«La Ryder? Ho battuto Tiger, mi aspettavo una chiamata»

Breve riepilogo della partecipazione di Costantino Rocca nella Ryder Cup: primo italiano a prenderne parte, nel 1993 al The Belfry, Inghilterra, per poi essere uno dei grandi protagonisti delle edizioni del 1995 e 1997. In quest'ultima, giocata a Valderamma, l'unica edizione disputata in Europa su suolo non britannico, assieme ad Olazabal sconfisse la coppia Davis Love III-Phil Mickelson e poi quella formata da Davis e Fred Couples, per chiudere in bellezza con una vittoria pazzesca contro il numero uno del mondo, un certo Tiger Woods: 4-2. Nella storia della competizione sono state realizzate soltanto quattro hole in one, una porta la sua firma: all'Oak Hill tirò magnificamente alla buca undici, mentre giocava in coppia con Sam Torrance. Complessivamente nelle gare singole ha ottenuto undici vittorie, mentre nelle partite a coppie ne vanta sei, più tre in foursome. Non male, vero?
Partiamo dall'inizio: 1993, lei è un esordiente, l'Europa perde e la stampa britannica la considera uno dei colpevoli.

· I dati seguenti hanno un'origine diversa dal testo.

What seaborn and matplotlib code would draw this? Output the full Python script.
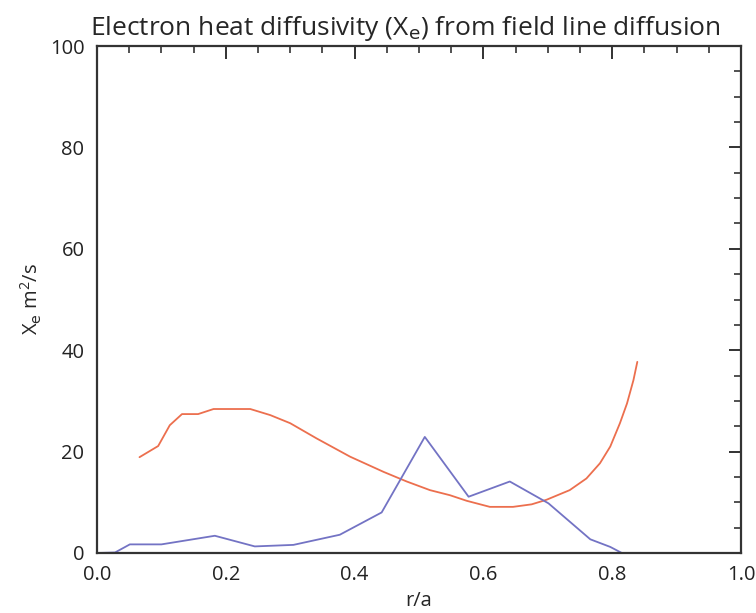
import matplotlib
matplotlib.use("Agg")
import matplotlib.pyplot as plt
import seaborn as sns
import pandas as pd
from matplotlib.ticker import MultipleLocator

# Orange curve (field line diffusion estimate)
r_orange = [0.066, 0.095, 0.113, 0.132, 0.157, 0.181, 0.238, 0.269, 0.300, 0.341,
            0.393, 0.445, 0.481, 0.517, 0.548, 0.574, 0.610, 0.646, 0.675, 0.698,
            0.734, 0.760, 0.781, 0.797, 0.812, 0.823, 0.833, 0.839]
chi_orange = [18.9, 21.1, 25.2, 27.4, 27.4, 28.4, 28.4, 27.2, 25.6, 22.6,
              19.0, 16.0, 14.1, 12.4, 11.4, 10.3, 9.1, 9.1, 9.6, 10.5,
              12.4, 14.7, 17.7, 21.0, 25.6, 29.5, 34.1, 37.7]

# Blue curve
r_blue = [0.0, 0.028, 0.051, 0.100, 0.183, 0.245, 0.305, 0.377, 0.442, 0.509,
          0.577, 0.641, 0.701, 0.766, 0.797, 0.815]
chi_blue = [0.0, 0.1, 1.7, 1.7, 3.4, 1.3, 1.6, 3.6, 8.0, 22.9,
            11.1, 14.1, 9.8, 2.7, 1.2, 0.0]

title = "Electron heat diffusivity (X$_\\mathrm{e}$) from field line diffusion"
xlabel = "r/a"
ylabel = "X$_\\mathrm{e}$ m$^2$/s"

sns.set_style("white")
plt.rcParams["font.family"] = ["Open Sans", "DejaVu Sans"]
plt.rcParams["mathtext.default"] = "regular"

fig = plt.figure(figsize=(7.56, 6.13), dpi=100)
ax = fig.add_axes([97/756, 60/613, 644/756, 507/613])

df_o = pd.DataFrame({"r": r_orange, "chi": chi_orange})
df_b = pd.DataFrame({"r": r_blue, "chi": chi_blue})
sns.lineplot(data=df_o, x="r", y="chi", ax=ax, color="#EC6F4E", lw=1.3, sort=False)
sns.lineplot(data=df_b, x="r", y="chi", ax=ax, color="#7373C4", lw=1.3, sort=False)

ax.set_xlim(0, 1.0)
ax.set_ylim(0, 100)
ax.xaxis.set_major_locator(MultipleLocator(0.2))
ax.xaxis.set_minor_locator(MultipleLocator(0.05))
ax.yaxis.set_major_locator(MultipleLocator(20))
ax.yaxis.set_minor_locator(MultipleLocator(5))
ax.xaxis.set_major_formatter(matplotlib.ticker.FormatStrFormatter("%.1f"))
ax.tick_params(which="both", direction="in", top=True, right=True, colors="#222222",
               labelsize=14.5)
ax.tick_params(which="major", length=9, width=1.3, pad=9)
ax.tick_params(which="minor", length=5, width=1.1)
for s in ax.spines.values():
    s.set_visible(True)
    s.set_color("#333333")
    s.set_linewidth(1.6)

ax.set_xlabel(xlabel, fontsize=14.5, labelpad=4)
ax.set_ylabel(ylabel, fontsize=14.5, labelpad=4)
ax.set_title(title, fontsize=19, pad=8, x=0.478)

fig.savefig("out.png", dpi=100)
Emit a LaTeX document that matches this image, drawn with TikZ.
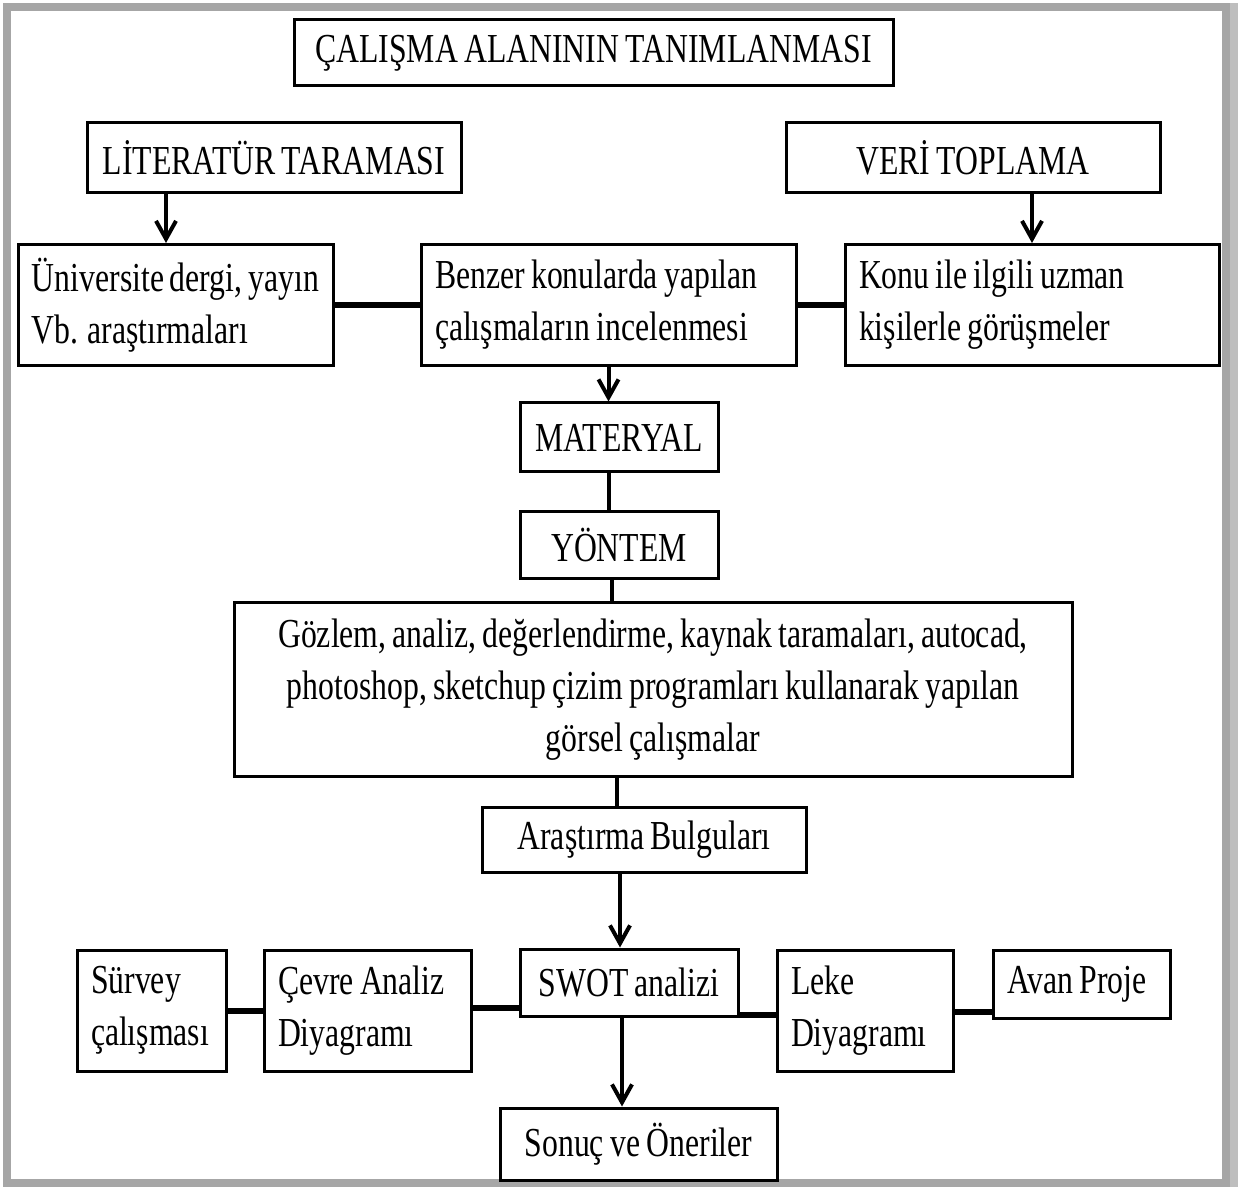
\documentclass[tikz,border=0pt]{standalone}
\usepackage{fontspec}
\setmainfont{Liberation Serif}[FakeStretch=0.77, WordSpace=0.8]
\usepackage{tikz}
\usetikzlibrary{calc}
\usetikzlibrary{arrows.meta}
\definecolor{cerceve}{RGB}{166,166,166}
\definecolor{golge}{RGB}{190,190,190}

\tikzset{
  kutu/.style={draw, line width=1.5pt, rectangle, inner sep=0pt, inner xsep=7pt,
    font=\fontsize{20.6pt}{26pt}\selectfont},
  solkutu/.style={kutu, align=flush left},
  ok/.style={line width=2pt, -{Straight Barb[length=9pt,width=10pt]}},
  bag/.style={line width=2pt},
  kalin/.style={line width=3pt}
}

\begin{document}
\begin{tikzpicture}[x=0.5pt,y=-0.5pt]
  \useasboundingbox (0,0) rectangle (1238,1187);
  % Frame
  \fill[golge] (1226,3) rectangle (1238,1187);
  \draw[cerceve, line width=4pt] (7,7) rectangle (1226,1183);

  % Title
  \node[kutu, minimum width=299.5pt, minimum height=33pt] (baslik) at (593.5,53) {ÇALIŞMA ALANININ TANIMLANMASI};

  % Sources
  \node[kutu, minimum width=187pt, minimum height=35pt] (lit) at (274,158) {LİTERATÜR TARAMASI};
  \node[kutu, minimum width=187pt, minimum height=35pt] (veri) at (973,158) {VERİ TOPLAMA};
  \node[solkutu, text width=143.5pt, minimum height=60.5pt] (uni) at (175.5,305) {Üniversite dergi, yayın\\Vb. araştırmaları};
  \node[solkutu, text width=173.5pt, minimum height=60.5pt] (benzer) at (608.5,305) {Benzer konularda yapılan\\çalışmaların incelenmesi};
  \node[solkutu, text width=173pt, minimum height=60.5pt] (konu) at (1032,305) {Konu ile ilgili uzman\\kişilerle görüşmeler};

  % Method
  \node[kutu, minimum width=99pt, minimum height=34.5pt] (mat) at (619,437.5) {MATERYAL};
  \node[kutu, minimum width=99pt, minimum height=33.5pt] (yon) at (619,545.5) {YÖNTEM};
  \node[kutu, align=center, minimum width=419pt, minimum height=86.5pt] (goz) at (653,689.5) {Gözlem, analiz, değerlendirme, kaynak taramaları, autocad,\\photoshop, sketchup çizim programları kullanarak yapılan\\görsel çalışmalar};
  \node[kutu, minimum width=162pt, minimum height=32.5pt] (aras) at (644,839.5) {Araştırma Bulguları};

  % Analyses
  \node[kutu, minimum width=109pt, minimum height=33.5pt] (swot) at (629,982.5) {SWOT analizi};
  \node[solkutu, text width=60.5pt, minimum height=60.5pt] (survey) at (151.5,1010.5) {Sürvey\\çalışması};
  \node[solkutu, text width=89.5pt, minimum height=60.5pt] (cevre) at (367.5,1010.5) {Çevre Analiz\\Diyagramı};
  \node[solkutu, text width=74pt, minimum height=60.5pt] (leke) at (865,1010.5) {Leke\\Diyagramı};
  \node[solkutu, text width=74.5pt, minimum height=34pt] (avan) at (1081.5,984) {Avan Proje};
  \node[kutu, minimum width=138.5pt, minimum height=36pt] (sonuc) at (638.5,1144) {Sonuç ve Öneriler};

  % Connectors
  \draw[ok] ([xshift=-4.75pt]uni.north |- lit.south) -- ([xshift=-4.75pt]uni.north);
  \draw[ok] (konu.north |- veri.south) -- (konu.north);
  \draw[kalin] (uni.east) -- (benzer.west);
  \draw[kalin] (benzer.east) -- (konu.west);
  \draw[ok] (benzer.south) -- (benzer.south |- mat.north);
  \draw[bag] ([xshift=-5pt]mat.south) -- ([xshift=-5pt]yon.north);
  \draw[bag] ([xshift=-3.5pt]yon.south) -- ([xshift=-3.5pt]yon.south |- goz.north);
  \draw[bag] ([xshift=-13.5pt]aras.north |- goz.south) -- ([xshift=-13.5pt]aras.north);
  \draw[ok] ([xshift=-4.5pt]swot.north |- aras.south) -- ([xshift=-4.5pt]swot.north);
  \draw[ok] ([xshift=-3.5pt]swot.south) -- ([xshift=-3.5pt]swot.south |- sonuc.north);
  \draw[kalin] (survey.east) -- (cevre.west);
  \draw[kalin] ([yshift=-12.75pt]swot.west -| cevre.east) -- ([yshift=-12.75pt]swot.west);
  \draw[kalin] ([yshift=-16pt]swot.east) -- ([yshift=-16pt]swot.east -| leke.west);
  \draw[kalin] ([yshift=-14pt]avan.west -| leke.east) -- ([yshift=-14pt]avan.west);
\end{tikzpicture}
\end{document}
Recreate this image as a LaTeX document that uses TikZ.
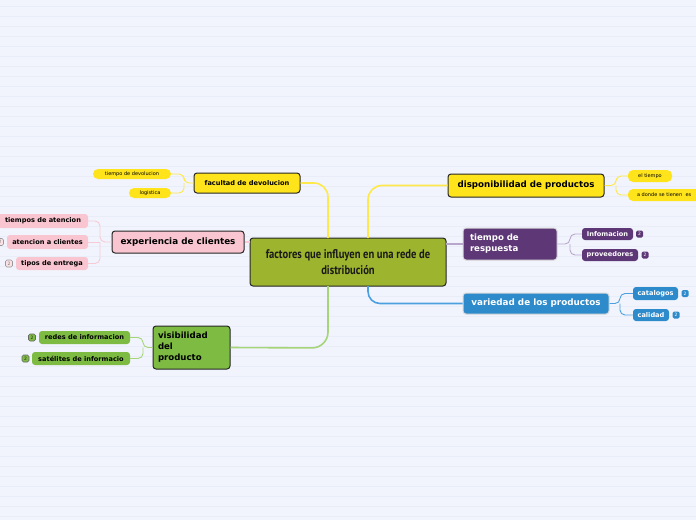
\documentclass[tikz,border=0pt]{standalone}
\usepackage{fontspec}
\setmainfont{DejaVu Sans}
\newfontfamily\cfont[FakeStretch=0.845]{PT Sans}
\definecolor{bg}{HTML}{F1F4FD}
\definecolor{bgline}{HTML}{E9EDF8}
\definecolor{yel}{HTML}{FFE41C}
\definecolor{pinkc}{HTML}{F8C5D0}
\definecolor{olive}{HTML}{9DB42E}
\definecolor{grn}{HTML}{7DBB42}
\definecolor{purp}{HTML}{5E3776}
\definecolor{blu}{HTML}{2D8BCB}
\definecolor{lyel}{HTML}{FFE84A}
\definecolor{lpink}{HTML}{F7CAD5}
\definecolor{lgrn}{HTML}{A6D478}
\definecolor{lpurp}{HTML}{B9A6CB}
\definecolor{lblu}{HTML}{4DA0E0}
\definecolor{bord}{HTML}{262626}
\tikzset{
  box/.style={draw=bord, line width=1pt, rounded corners=3pt, inner sep=0pt, anchor=center},
  wbox/.style={draw=white!85!black, line width=1pt, rounded corners=3pt, inner sep=0pt, anchor=center, text=white},
  leaf/.style={rounded corners=3pt, inner sep=0pt, anchor=center, font=\fontsize{6.6}{8}\selectfont\bfseries},
  pill/.style={rounded corners=5pt, fill=yel, inner sep=0pt, anchor=center, font=\fontsize{5}{6}\selectfont},
  badge/.style={rounded corners=1.5pt, minimum width=7pt, minimum height=7pt, inner sep=0pt, line width=0.6pt, font=\fontsize{4.5}{5}\selectfont},
  mainline/.style={line width=1.6pt},
  subline/.style={line width=0.9pt, rounded corners=5pt},
}
\begin{document}
\begin{tikzpicture}[x=1pt,y=-1pt]
\useasboundingbox (0,0) rectangle (696,520);
\clip (0,0) rectangle (696,520);
\fill[bg] (0,0) rectangle (696,520);
\foreach \k in {0,...,51} {\draw[bgline, line width=0.6pt] (0,6+10*\k) -- (696,6+10*\k);}

% center
\node[box, fill=olive, minimum width=196pt, minimum height=48pt, align=center,
  font=\cfont\bfseries\fontsize{12.5}{15.5}\selectfont, text=black!90] (c) at (348,262)
  {factores que influyen en una rede de\\distribución};

% left-top: facultad
\node[box, fill=yel, minimum width=106pt, minimum height=20pt, font=\fontsize{6.6}{8}\selectfont\bfseries] (fac) at (247,183) {facultad de devolucion};
\node[pill, minimum width=78pt, minimum height=10pt] (tdev) at (132,174) {tiempo de devolucion};
\node[pill, minimum width=42pt, minimum height=10pt] (log) at (150,193) {logistica};

% experiencia
\node[box, fill=pinkc, minimum width=132pt, minimum height=22pt, font=\fontsize{8.8}{10}\selectfont\bfseries] (exp) at (178,242) {experiencia de clientes};
\node[leaf, fill=pinkc, minimum width=90pt, minimum height=14pt] (tat) at (43,221) {tiempos de atencion};
\node[leaf, fill=pinkc, minimum width=81pt, minimum height=14pt] (atc) at (47.5,242) {atencion a clientes};
\node[leaf, fill=pinkc, minimum width=72pt, minimum height=13pt] (tip) at (52,263.5) {tipos de entrega};
\node[badge, draw=black!40, fill=pinkc!50, text=black!55] (b1) at (0,242) {2};
\node[badge, draw=black!40, fill=pinkc!50, text=black!55] (b2) at (9,263.5) {2};

% visibilidad
\node[box, fill=grn, minimum width=77pt, minimum height=43pt, text width=67pt, align=left,
  font=\fontsize{8.6}{11}\selectfont\bfseries] (vis) at (191.5,347.5) {visibilidad\\del\\producto};
\node[leaf, fill=grn, minimum width=91pt, minimum height=13pt] (red) at (84.5,337.5) {redes de informacion};
\node[leaf, fill=grn, minimum width=98pt, minimum height=13pt] (sat) at (81,358.5) {satélites de informacio};
\node[badge, draw=bord!70, fill=grn, text=bord] (b3) at (32,337.5) {2};
\node[badge, draw=bord!70, fill=grn, text=bord] (b4) at (25.5,358.5) {2};

% disponibilidad
\node[box, fill=yel, minimum width=156pt, minimum height=23pt, font=\fontsize{8.7}{10}\selectfont\bfseries] (disp) at (526,185.5) {disponibilidad de productos};
\node[pill, minimum width=44pt, minimum height=12pt] (elt) at (650,176) {el tiempo};
\node[pill, minimum width=92pt, minimum height=12pt, text width=76pt, align=left] (adon) at (674,195) {\hspace*{1pt}a donde se tienen\ \ es};

% tiempo de respuesta
\node[wbox, fill=purp, minimum width=94pt, minimum height=32pt, text width=80pt, align=left,
  font=\fontsize{8.6}{11}\selectfont\bfseries] (tres) at (510,244) {tiempo de\\respuesta};
\node[leaf, fill=purp, text=white, minimum width=51pt, minimum height=12pt] (inf) at (607.5,234) {Infomacion};
\node[leaf, fill=purp, text=white, minimum width=56pt, minimum height=12pt] (prov) at (610,255) {proveedores};
\node[badge, fill=purp, text=white] (b5) at (639.5,234) {2};
\node[badge, fill=purp, text=white] (b6) at (645,255) {2};

% variedad
\node[wbox, fill=blu, minimum width=146pt, minimum height=21pt, font=\fontsize{8.8}{10}\selectfont\bfseries] (var) at (536,303.5) {variedad de los productos};
\node[leaf, fill=blu, text=white, minimum width=45pt, minimum height=13pt] (cat) at (655.5,293.5) {catalogos};
\node[leaf, fill=blu, text=white, minimum width=36pt, minimum height=12pt] (cal) at (651,315) {calidad};
\node[badge, fill=blu, text=white] (b7) at (685,293.5) {2};
\node[badge, fill=blu, text=white] (b8) at (676,315) {2};

% main connectors
\draw[mainline, lyel, rounded corners=14pt] (fac.east) -- (328,183) -- (328,238);
\draw[mainline, lgrn, rounded corners=16pt] (vis.east) -- (328,348) -- (328,286);
\draw[mainline, lyel, rounded corners=14pt] (368,238) -- (368,185.5) -- (disp.west);
\draw[mainline, lblu, rounded corners=12pt] (368,286) -- (368,303.5) -- (var.west);
\draw[mainline, lpurp] (446,244) -- (tres.west |- 0,244);
\draw[mainline, lpink] (exp.east) -- (250,242);

% sub connectors
\draw[subline, lyel] (fac.west) -- (184,183) -- (184,174) -- (tdev.east);
\draw[subline, lyel] (184,183) -- (184,193) -- (log.east);
\draw[subline, lpink] (exp.west) -- (100,242) -- (100,221) -- (tat.east);
\draw[subline, lpink] (100,242) -- (100,263.5) -- (tip.east);
\draw[subline, lpink] (100,242) -- (atc.east);
\draw[subline, lgrn] (vis.west) -- (143,347.5) -- (143,337.5) -- (red.east);
\draw[subline, lgrn] (143,347.5) -- (143,358.5) -- (sat.east);
\draw[subline, lyel] (disp.east) -- (616,185.5) -- (616,176) -- (elt.west);
\draw[subline, lyel] (616,185.5) -- (616,195) -- (adon.west);
\draw[subline, lpurp] (tres.east) -- (570,244) -- (570,234) -- (inf.west);
\draw[subline, lpurp] (570,244) -- (570,255) -- (prov.west);
\draw[subline, lblu] (var.east) -- (620,303.5) -- (620,293.5) -- (cat.west);
\draw[subline, lblu] (620,303.5) -- (620,315) -- (cal.west);
\end{tikzpicture}
\end{document}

«Lunedì mattina apro Daily Telegraph e vedo un titolo che mi indica come uno dei responsabili. Mi dico: caspita, significa che valgo qualcosa se mi rimproverano in tal modo. Difatti quella sconfitta fu la mia fortuna: iniziarono ad invitarmi ovunque, perfino a Tokyo».
Cosa ricorda di allora?
«L'emozione era tanta, perché non ci arrivi lì per caso. In più fai parte di una squadra, devi pensare anche agli altri. Fu la prima volta che l'Europa mise davvero in difficoltà la squadra americana, da allora iniziò la grande crescita del team continentale».
Nel 1995 all'Oak Hill lei fa hole in one alla undici...
«Prima di me l'unico a farlo era stato Peter Butler, nel 1973. Quella sera il console americano mi portò una pergamena, rilasciai interviste a raffica».
Nel 1997 battè un giovanissimo Tiger, già numero uno al mondo: un tripudio.
«Tiger aveva appena vinto il Masters, era devastante, tutto il mondo parlava di lui e qualsiasi golfista voleva giocarci contro, per misurarci con il più forte. Ho giocato meglio di lui, alla 16 ho colpito un ferro uno da paura, ero in mezzo alle piante e ho puntato diritto sul green, a 170 metri. La folla impazzì, migliaia di spettatori che urlavano “Rocca Rocca”. Da brividi».
Nella stessa edizione assieme ad Olazabal avete sconfitto prima Davis Love III e Mickelson, poi Davis con Fred Couples.
«Con Ola eravamo e siamo molto amici, lui parla l'italiano, io lo spagnolo, sul campo il nostro gioco è complementare: imbattibili. Quando si scelgono le coppie è fondamentale l'intesa fra i due, anche a livello umano».
A parte lui, con chi si è trovato meglio?
«Con Sam Torrance e Ian Woosnam».
A proposito, ora Olazabal è il capitano del team europeo...
«All'Open d'Italia non ci siamo incrociati, se non sui tee e sui green. Per la verità mi aspettavo da lui una chiamata per fare il vice capitano: non è arrivata, pazienza. Si era parlato di me come vice anche nel 2010, quando ci furono i fratelli Molinari, non si è mai andato oltre le discussioni iniziali. Che sia chiaro, non dispero, però mi sarebbe piaciuto e, forse, me lo meritavo anche».
Francesco Molinari è un giocatore da Ryder?
«È ideale, perfetto per una competizione del genere: preciso, tira bene, spero non avrà qualche problemino con il putt. La Ryder è come le Olimpiadi: per farne parte devi essere fra i 24 migliori al mondo, il seguito è enorme, il pubblico tifa come in una corrida».
Chi vincerà?
«Spero l'Europa ovviamente. Ma gli americani ci tengono da morire e al Medinah verranno aiutati anche dal pubblico».


Qualche giocatore da seguire in modo particolare?
«Quando giocano i più forti si fa fatica ad indicare uno. Però direi McIlroy, poi Colsaerts e Snedeker».
Si gode di più a vincere un major oppure la Ryder?
«La Ryder: festeggi con altri 11, non da solo».